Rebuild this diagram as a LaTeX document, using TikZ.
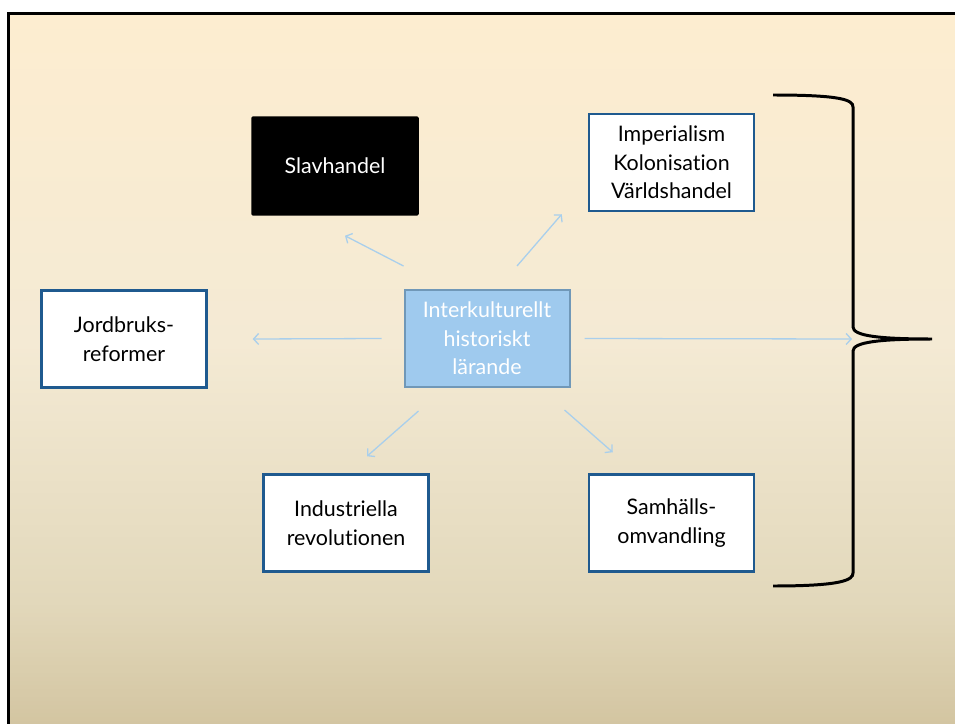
\documentclass[tikz,border=0pt]{standalone}
\usepackage{fontspec}
\setmainfont{Lato}[Ligatures=NoCommon]
\usetikzlibrary{arrows.meta}
\definecolor{bgtop}{HTML}{FDEDD0}
\definecolor{bgmid}{HTML}{F4EAD4}
\definecolor{bglow}{HTML}{E2D8BB}
\definecolor{bgbot}{HTML}{D3C5A1}
\definecolor{boxblue}{HTML}{1F5A8F}
\definecolor{hubfill}{HTML}{9FCAEE}
\definecolor{hubline}{HTML}{7098B8}
\definecolor{linkblue}{HTML}{A9CFEC}
\begin{document}
\begin{tikzpicture}[x=1bp,y=-1bp,
    topic/.style={draw=boxblue, line width=2.5pt, fill=white, minimum width=165bp, minimum height=97bp, align=center, font=\fontsize{21.5}{28.5}\selectfont},
    hub/.style={topic, draw=hubline, line width=2pt, fill=hubfill, text=white},
    dark/.style={topic, draw=black, fill=black, text=white, rounded corners=1pt},
    link/.style={draw=linkblue, line width=1.3pt, -{Straight Barb[length=5pt,width=11pt]}}]
    \useasboundingbox (0,0) rectangle (955,724);
    % slide background, in strips
    \foreach \y in {13,17,...,337} {\pgfmathsetmacro\p{(\y-13)/327*100}
      \fill[bgmid!\p!bgtop] (8.5,\y) rectangle (975,\y+4.5);}
    \foreach \y in {341,345,...,597} {\pgfmathsetmacro\p{(\y-341)/259*100}
      \fill[bglow!\p!bgmid] (8.5,\y) rectangle (975,\y+4.5);}
    \foreach \y in {601,605,...,721} {\pgfmathsetmacro\p{(\y-601)/123*100}
      \fill[bgbot!\p!bglow] (8.5,\y) rectangle (975,\y+4.5);}
    \draw[line width=3.5pt] (8.5,724) |- (975,13.5);
    % boxes
    \node[hub] (hub) at (487,338.5) {Interkulturellt\\historiskt\\lärande};
    \node[dark] (slav) at (335,166) {Slavhandel};
    \node[topic] (imp) at (671.5,162.5) {Imperialism\\Kolonisation\\Världshandel};
    \node[topic] (jord) at (124,339) {Jordbruks-\\reformer};
    \node[topic] (ind) at (346,523) {Industriella\\revolutionen};
    \node[topic] (sam) at (671.5,523) {Samhälls-\\omvandling};
    % brace
    \coordinate (tip) at (852,339);
    \draw[line width=3pt] (773,95) .. controls (842,95) and (853,100) .. (853,107) -- (853,327)
      .. controls (853,336) and (880,339) .. (932,339)
      .. controls (880,339) and (853,342) .. (853,351) -- (853,573)
      .. controls (853,580) and (842,586) .. (773,586);
    % arrows
    \draw[link] ([yshift=23bp]hub.north west) -- ([xshift=10bp,yshift=-20bp]slav.south);
    \draw[link] ([xshift=30bp,yshift=23bp]hub.north) -- ([xshift=-26bp,yshift=-2bp]imp.south west);
    \draw[link] ([xshift=-22bp]hub.west) -- ([xshift=45bp]jord.east);
    \draw[link] ([xshift=14bp]hub.east) -- (tip);
    \draw[link] ([xshift=15bp,yshift=-23bp]hub.south west) -- ([xshift=21bp,yshift=17bp]ind.north);
    \draw[link] ([xshift=-6bp,yshift=-22bp]hub.south east) -- ([xshift=25bp,yshift=21bp]sam.north west);
\end{tikzpicture}
\end{document}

------------------------------------------------

▶ [Instructions to follow] The material above holds pictures; copy everything else in it exactly.

▶ [Answer to the task]
Rebuild this diagram as a LaTeX document, using TikZ.
\documentclass[tikz,border=0pt]{standalone}
\usepackage{fontspec}
\setmainfont{Lato}[Ligatures=NoCommon]
\usetikzlibrary{arrows.meta}
\definecolor{bgtop}{HTML}{FDEDD0}
\definecolor{bgmid}{HTML}{F4EAD4}
\definecolor{bglow}{HTML}{E2D8BB}
\definecolor{bgbot}{HTML}{D3C5A1}
\definecolor{boxblue}{HTML}{1F5A8F}
\definecolor{hubfill}{HTML}{9FCAEE}
\definecolor{hubline}{HTML}{7098B8}
\definecolor{linkblue}{HTML}{A9CFEC}
\begin{document}
\begin{tikzpicture}[x=1bp,y=-1bp,
    topic/.style={draw=boxblue, line width=2.5pt, fill=white, minimum width=165bp, minimum height=97bp, align=center, font=\fontsize{21.5}{28.5}\selectfont},
    hub/.style={topic, draw=hubline, line width=2pt, fill=hubfill, text=white},
    dark/.style={topic, draw=black, fill=black, text=white, rounded corners=1pt},
    link/.style={draw=linkblue, line width=1.3pt, -{Straight Barb[length=5pt,width=11pt]}}]
    \useasboundingbox (0,0) rectangle (955,724);
    % slide background, in strips
    \foreach \y in {13,17,...,337} {\pgfmathsetmacro\p{(\y-13)/327*100}
      \fill[bgmid!\p!bgtop] (8.5,\y) rectangle (975,\y+4.5);}
    \foreach \y in {341,345,...,597} {\pgfmathsetmacro\p{(\y-341)/259*100}
      \fill[bglow!\p!bgmid] (8.5,\y) rectangle (975,\y+4.5);}
    \foreach \y in {601,605,...,721} {\pgfmathsetmacro\p{(\y-601)/123*100}
      \fill[bgbot!\p!bglow] (8.5,\y) rectangle (975,\y+4.5);}
    \draw[line width=3.5pt] (8.5,724) |- (975,13.5);
    % boxes
    \node[hub] (hub) at (487,338.5) {Interkulturellt\\historiskt\\lärande};
    \node[dark] (slav) at (335,166) {Slavhandel};
    \node[topic] (imp) at (671.5,162.5) {Imperialism\\Kolonisation\\Världshandel};
    \node[topic] (jord) at (124,339) {Jordbruks-\\reformer};
    \node[topic] (ind) at (346,523) {Industriella\\revolutionen};
    \node[topic] (sam) at (671.5,523) {Samhälls-\\omvandling};
    % brace
    \coordinate (tip) at (852,339);
    \draw[line width=3pt] (773,95) .. controls (842,95) and (853,100) .. (853,107) -- (853,327)
      .. controls (853,336) and (880,339) .. (932,339)
      .. controls (880,339) and (853,342) .. (853,351) -- (853,573)
      .. controls (853,580) and (842,586) .. (773,586);
    % arrows
    \draw[link] ([yshift=23bp]hub.north west) -- ([xshift=10bp,yshift=-20bp]slav.south);
    \draw[link] ([xshift=30bp,yshift=23bp]hub.north) -- ([xshift=-26bp,yshift=-2bp]imp.south west);
    \draw[link] ([xshift=-22bp]hub.west) -- ([xshift=45bp]jord.east);
    \draw[link] ([xshift=14bp]hub.east) -- (tip);
    \draw[link] ([xshift=15bp,yshift=-23bp]hub.south west) -- ([xshift=21bp,yshift=17bp]ind.north);
    \draw[link] ([xshift=-6bp,yshift=-22bp]hub.south east) -- ([xshift=25bp,yshift=21bp]sam.north west);
\end{tikzpicture}
\end{document}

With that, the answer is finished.